MAD DOG REALLY IS JUST A TIGER ABOUT WINNING

by | Nov 21, 2008 | Detroit Free Press | 0 comments

BOSTON — We interrupt these NBA championships to take a walk with the Dog. Mad Dog. Bill Madlock. The baseball player. To be honest, I am not sure how you address a man who, among other things, has pushed a glove in an umpire’s face, been tossed out of every National League ballpark at least once, and has children nicknamed the Mad Puppies. I mean, do you just say hello here, or do you need a bone?

As it turns out, hello is enough. On Saturday in Fenway Park (just a few miles from Boston Garden), Madlock, 36, was suiting up for his third game as a Tiger, the sixth team in his career. And as I said, hello was enough. Because Bill Madlock has never been at a loss for words.

“Hey, if I think I’m right I’m gonna say it,” he admitted after a few minutes of conversation. “I’ve always been that way.”

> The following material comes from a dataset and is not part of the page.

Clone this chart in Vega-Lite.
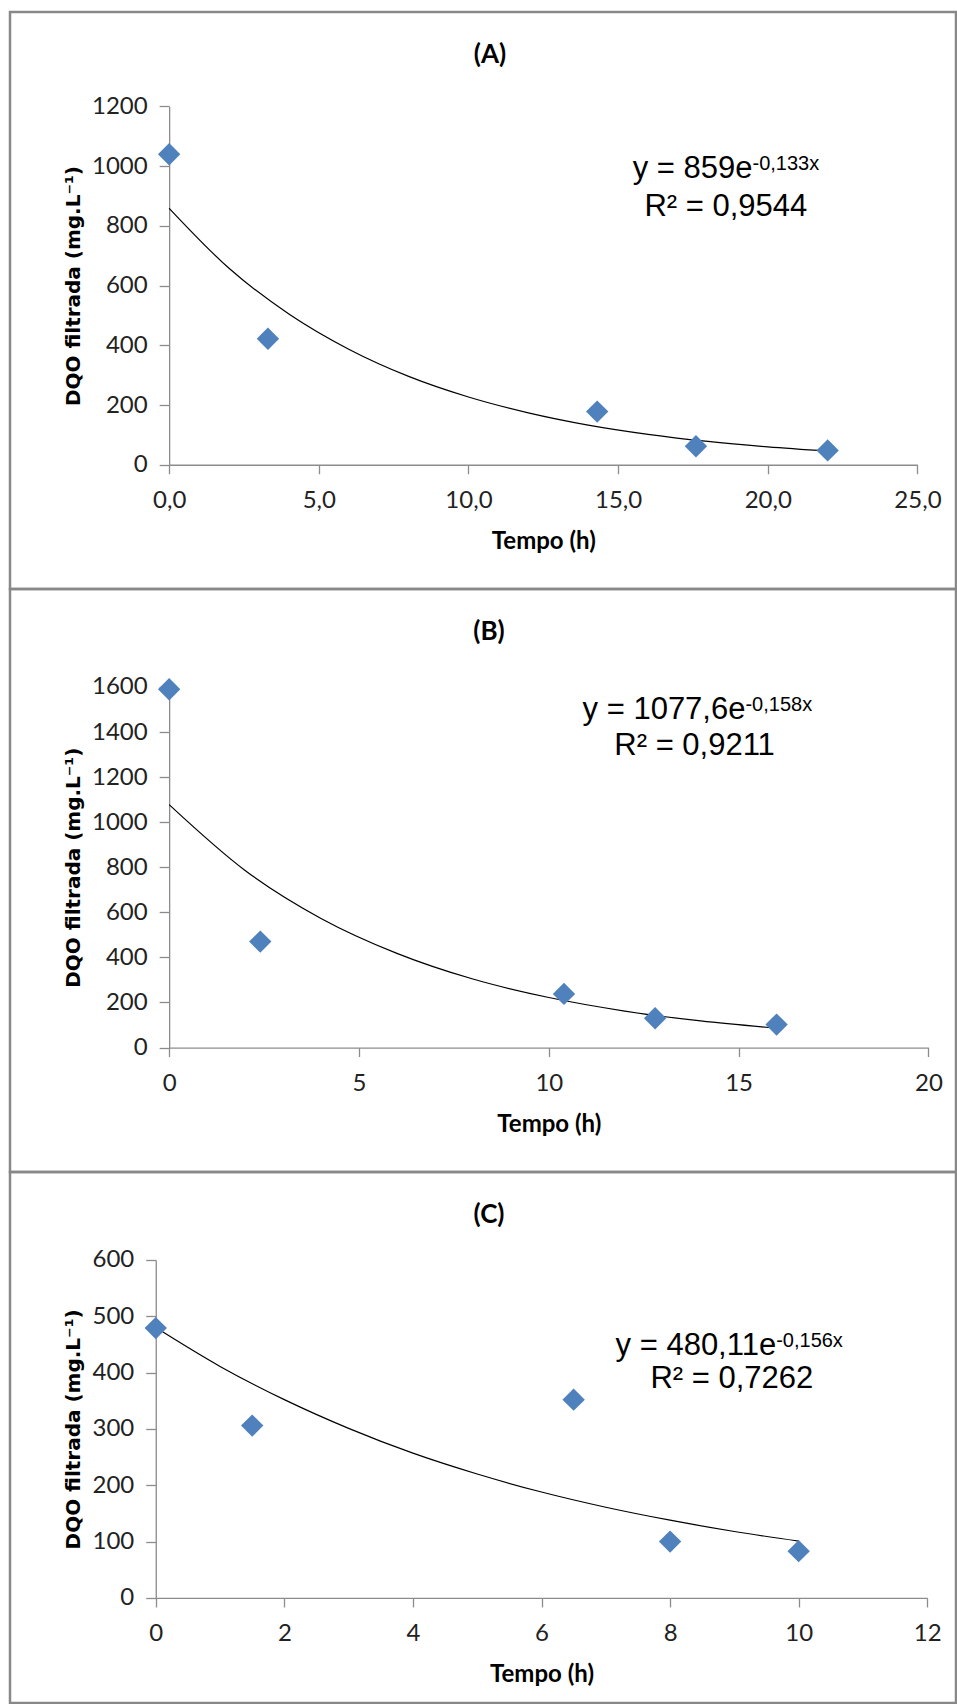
{
  "$schema": "https://vega.github.io/schema/vega-lite/v6.json",
  "padding": {"left": 8, "top": 10, "right": 0, "bottom": 0},
  "background": "white",
  "config": {
    "view": {"stroke": "#888888", "strokeWidth": 2.5},
    "axis": {"grid": false, "domainColor": "#8c8c8c", "domainWidth": 1.3, "tickColor": "#8c8c8c", "tickWidth": 1.3, "labelFont": "Lato", "labelFontSize": 24, "labelColor": "#222222", "labelFlush": false, "labelOverlap": false, "titleFont": "Lato", "titleFontSize": 24, "titleFontWeight": "bold", "titleColor": "#000000"},
    "axisX": {"tickSize": 9, "labelPadding": 15, "titlePadding": 17},
    "axisY": {"tickSize": 10, "labelPadding": 12, "titlePadding": 8, "titleFont": "DejaVu Sans", "titleFontSize": 20},
    "title": {"font": "Lato", "fontSize": 26, "fontWeight": "bold", "color": "#000000", "anchor": "middle", "frame": "group"},
    "text": {"font": "Liberation Sans", "color": "#000000", "baseline": "alphabetic"}
  },
  "datasets": {
    "ptsA": [{"t": 0, "dqo": 1040}, {"t": 3.3, "dqo": 422}, {"t": 14.3, "dqo": 178}, {"t": 17.6, "dqo": 62}, {"t": 22, "dqo": 48}],
    "curveA": [{"t": 0, "dqo": 859}, {"t": 2, "dqo": 658}, {"t": 4, "dqo": 505}, {"t": 6, "dqo": 387}, {"t": 8, "dqo": 296}, {"t": 10, "dqo": 227}, {"t": 12, "dqo": 174}, {"t": 14, "dqo": 133}, {"t": 16, "dqo": 102}, {"t": 18, "dqo": 78}, {"t": 20, "dqo": 60}, {"t": 22, "dqo": 46}],
    "eqA": [{"eq": "y = 859e", "sup": "-0,133x", "r2": "R² = 0,9544"}],
    "ptsB": [{"t": 0, "dqo": 1590}, {"t": 2.4, "dqo": 470}, {"t": 10.4, "dqo": 238}, {"t": 12.8, "dqo": 130}, {"t": 16, "dqo": 102}],
    "curveB": [{"t": 0, "dqo": 1078}, {"t": 2, "dqo": 786}, {"t": 4, "dqo": 573}, {"t": 6, "dqo": 418}, {"t": 8, "dqo": 304}, {"t": 10, "dqo": 222}, {"t": 12, "dqo": 162}, {"t": 14, "dqo": 118}, {"t": 16, "dqo": 86}],
    "eqB": [{"eq": "y = 1077,6e", "sup": "-0,158x", "r2": "R² = 0,9211"}],
    "ptsC": [{"t": 0, "dqo": 479}, {"t": 1.5, "dqo": 306}, {"t": 6.5, "dqo": 352}, {"t": 8, "dqo": 100}, {"t": 10, "dqo": 83}],
    "curveC": [{"t": 0, "dqo": 480}, {"t": 1, "dqo": 411}, {"t": 2, "dqo": 352}, {"t": 3, "dqo": 301}, {"t": 4, "dqo": 257}, {"t": 5, "dqo": 220}, {"t": 6, "dqo": 188}, {"t": 7, "dqo": 161}, {"t": 8, "dqo": 138}, {"t": 9, "dqo": 118}, {"t": 10, "dqo": 101}],
    "eqC": [{"eq": "y = 480,11e", "sup": "-0,156x", "r2": "R² = 0,7262"}]
  },
  "spacing": 0,
  "bounds": "flush",
  "vconcat": [
    {
      "width": 946, "height": 577,
      "title": {"text": "(A)", "offset": -55.5, "dx": 7},
      "layer": [
        {"data": {"name": "curveA"}, "mark": {"type": "line", "color": "#000000", "strokeWidth": 1.2, "interpolate": "monotone"},
         "encoding": {
           "x": {"field": "t", "type": "quantitative", "title": "Tempo (h)", "scale": {"domain": [0, 25], "nice": false, "range": [159.15, 907.45]}, "axis": {"values": [0, 5, 10, 15, 20, 25], "offset": -124.25, "labelExpr": "replace(format(datum.value, '.1f'), '.', ',')"}},
           "y": {"field": "dqo", "type": "quantitative", "title": "DQO filtrada (mg.L⁻¹)", "scale": {"domain": [0, 1200], "nice": false, "range": [452.75, 94.45]}, "axis": {"values": [0, 200, 400, 600, 800, 1000, 1200], "format": "d", "offset": -159.15}}
         }},
        {"data": {"name": "ptsA"}, "mark": {"type": "point", "shape": "diamond", "filled": true, "color": "#4F81BD", "opacity": 1, "size": 500},
         "encoding": {"x": {"field": "t", "type": "quantitative"}, "y": {"field": "dqo", "type": "quantitative"}}},
        {"data": {"name": "eqA"}, "mark": {"type": "text", "align": "right", "fontSize": 31},
         "encoding": {"x": {"datum": 19.49, "type": "quantitative"}, "y": {"datum": 961, "type": "quantitative"}, "text": {"field": "eq", "type": "nominal"}}},
        {"data": {"name": "eqA"}, "mark": {"type": "text", "align": "left", "fontSize": 20, "dy": -8},
         "encoding": {"x": {"datum": 19.49, "type": "quantitative"}, "y": {"datum": 961, "type": "quantitative"}, "text": {"field": "sup", "type": "nominal"}}},
        {"data": {"name": "eqA"}, "mark": {"type": "text", "align": "center", "fontSize": 31},
         "encoding": {"x": {"datum": 18.6, "type": "quantitative"}, "y": {"datum": 834, "type": "quantitative"}, "text": {"field": "r2", "type": "nominal"}}}
      ]
    },
    {
      "width": 946, "height": 583,
      "title": {"text": "(B)", "offset": -55.5, "dx": 6},
      "layer": [
        {"data": {"name": "curveB"}, "mark": {"type": "line", "color": "#000000", "strokeWidth": 1.2, "interpolate": "monotone"},
         "encoding": {
           "x": {"field": "t", "type": "quantitative", "title": "Tempo (h)", "scale": {"domain": [0, 20], "nice": false, "range": [159.15, 918.45]}, "axis": {"values": [0, 5, 10, 15, 20], "format": "d", "offset": -124.45}},
           "y": {"field": "dqo", "type": "quantitative", "title": "DQO filtrada (mg.L⁻¹)", "scale": {"domain": [0, 1600], "nice": false, "range": [458.55, 97.95]}, "axis": {"values": [0, 200, 400, 600, 800, 1000, 1200, 1400, 1600], "format": "d", "offset": -159.15}}
         }},
        {"data": {"name": "ptsB"}, "mark": {"type": "point", "shape": "diamond", "filled": true, "color": "#4F81BD", "opacity": 1, "size": 500},
         "encoding": {"x": {"field": "t", "type": "quantitative"}, "y": {"field": "dqo", "type": "quantitative"}}},
        {"data": {"name": "eqB"}, "mark": {"type": "text", "align": "right", "fontSize": 31},
         "encoding": {"x": {"datum": 15.18, "type": "quantitative"}, "y": {"datum": 1460, "type": "quantitative"}, "text": {"field": "eq", "type": "nominal"}}},
        {"data": {"name": "eqB"}, "mark": {"type": "text", "align": "left", "fontSize": 20, "dy": -8},
         "encoding": {"x": {"datum": 15.18, "type": "quantitative"}, "y": {"datum": 1460, "type": "quantitative"}, "text": {"field": "sup", "type": "nominal"}}},
        {"data": {"name": "eqB"}, "mark": {"type": "text", "align": "center", "fontSize": 31},
         "encoding": {"x": {"datum": 13.84, "type": "quantitative"}, "y": {"datum": 1296, "type": "quantitative"}, "text": {"field": "r2", "type": "nominal"}}}
      ]
    },
    {
      "width": 946, "height": 531,
      "title": {"text": "(C)", "offset": -55.5, "dx": 6},
      "layer": [
        {"data": {"name": "curveC"}, "mark": {"type": "line", "color": "#000000", "strokeWidth": 1.2, "interpolate": "monotone"},
         "encoding": {
           "x": {"field": "t", "type": "quantitative", "title": "Tempo (h)", "scale": {"domain": [0, 12], "nice": false, "range": [145.75, 917.25]}, "axis": {"values": [0, 2, 4, 6, 8, 10, 12], "format": "d", "offset": -105.05}},
           "y": {"field": "dqo", "type": "quantitative", "title": "DQO filtrada (mg.L⁻¹)", "scale": {"domain": [0, 600], "nice": false, "range": [425.95, 87.95]}, "axis": {"values": [0, 100, 200, 300, 400, 500, 600], "format": "d", "offset": -145.75}}
         }},
        {"data": {"name": "ptsC"}, "mark": {"type": "point", "shape": "diamond", "filled": true, "color": "#4F81BD", "opacity": 1, "size": 500},
         "encoding": {"x": {"field": "t", "type": "quantitative"}, "y": {"field": "dqo", "type": "quantitative"}}},
        {"data": {"name": "eqC"}, "mark": {"type": "text", "align": "right", "fontSize": 31},
         "encoding": {"x": {"datum": 9.65, "type": "quantitative"}, "y": {"datum": 432, "type": "quantitative"}, "text": {"field": "eq", "type": "nominal"}}},
        {"data": {"name": "eqC"}, "mark": {"type": "text", "align": "left", "fontSize": 20, "dy": -8},
         "encoding": {"x": {"datum": 9.65, "type": "quantitative"}, "y": {"datum": 432, "type": "quantitative"}, "text": {"field": "sup", "type": "nominal"}}},
        {"data": {"name": "eqC"}, "mark": {"type": "text", "align": "center", "fontSize": 31},
         "encoding": {"x": {"datum": 8.96, "type": "quantitative"}, "y": {"datum": 372, "type": "quantitative"}, "text": {"field": "r2", "type": "nominal"}}}
      ]
    }
  ]
}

True enough. This is a guy who, when Chuck Tanner predicted his drooping Pirates would soon be pennant contenders, responded by saying: “No way.” And he was on the team! After being traded from Chicago, Madlock once remarked:
“I never really fit the Cubs’ image of a player — although you’d think after all those years of losing, they might want to change their image.”

So he could always talk. And he could always hit. He usually did both. Four NL batting titles. A lifetime .306 average. A short, compact chop that usually made contact. Combine that with his candid criticisms, his umpire squabbles, and his base-path melees, and he has earned his place with the Englishmen who come out in the midday sun. Forget the rest

“Aw, the Mad Dog stuff is mostly because I play intense,” Madlock said. “I do a lot of screaming at the umpires, I slide in hard to break up double plays, that stuff.”

“How about the off-field stuff?” I asked.

“Let’s forget about that,” he said.

“The time when . . . “

“Forget about that. Let’s talk about today.”

Well. All right. Today and tomorrow will be challenging enough. Madlock is coming off an uncharacteristic .180 average in 61 at-bats with the Dodgers this season. And now, here is a whole new league, with new pitchers, new parks. “I go out there not knowing what to expect,” he admitted. “Mostly I’ve been asking Darrell (Evans), ‘What’s this guy throw?’ then going out and looking for it.”

On top of that, Madlock has now played three positions in three days, first base, designated hitter and third base. (“That’s all the positions I know,” he said, laughing.) And yet, the variety indicates the enormous needs the Tigers have for a productive right-handed hitter in the lineup.

So it’s a big stick there for Mad Dog to fetch. And yet, should it work out, his acquisition — which is costing the Tigers only about $40,000 of his
$850,000 salary, with the Dodgers paying the rest — could be nothing short of

terrific, like getting a top-quality model from a public auction.

True, the Tigers have rarely been an organization to pursue players with controversial reputations. Sparky Anderson likes quiet leaders. The front office does not tolerate public criticism. And the fact is, Madlock has rarely left his teams on good terms.

But the same intensity that brings the stinging comment brings the hit when

it’s needed, the hard slide, the spark. “I like playing with him,” said Evans, who did so in San Francisco. “You’re apprehensive playing against him, because of his intensity, his arguments, his occasional fights. But he plays the game hard, and nobody here is threatened by that. It’s a perfect situation for him.”
‘He wants to win’

So everybody hopes. On Saturday, Madlock showed some of the very intensity that makes a difference. In the eighth inning, score tied 2-2, he swung badly at two Roger Clemens pitches, then chopped one up the middle for a single. He stole second, and scored on a single by Matt Nokes, giving the Tigers a 3-2 lead. He also made a nice defensive snare at third base for the final out in the Tigers’ 14-inning victory.

“He wants to win, that’s all,” Evans said. “Back in ’78, with the Giants, I was platooning. Madlock went to Joe Altobelli (the manager) and offered to play second base just so I could get in the lineup regularly. And he did. And we had the best second half in baseball that year.”

So Mad Dog, older and wiser, could work out just fine with Detroit, even with his edge. “Hey, sometimes,” he said, “the reputation helps me.”

“Well, you know,” I said, “I was a little apprehensive coming up to a guy known as Mad Dog. I was afraid you’d chew my head off or something.”

“Oh, no,” he said. But I noticed a grin.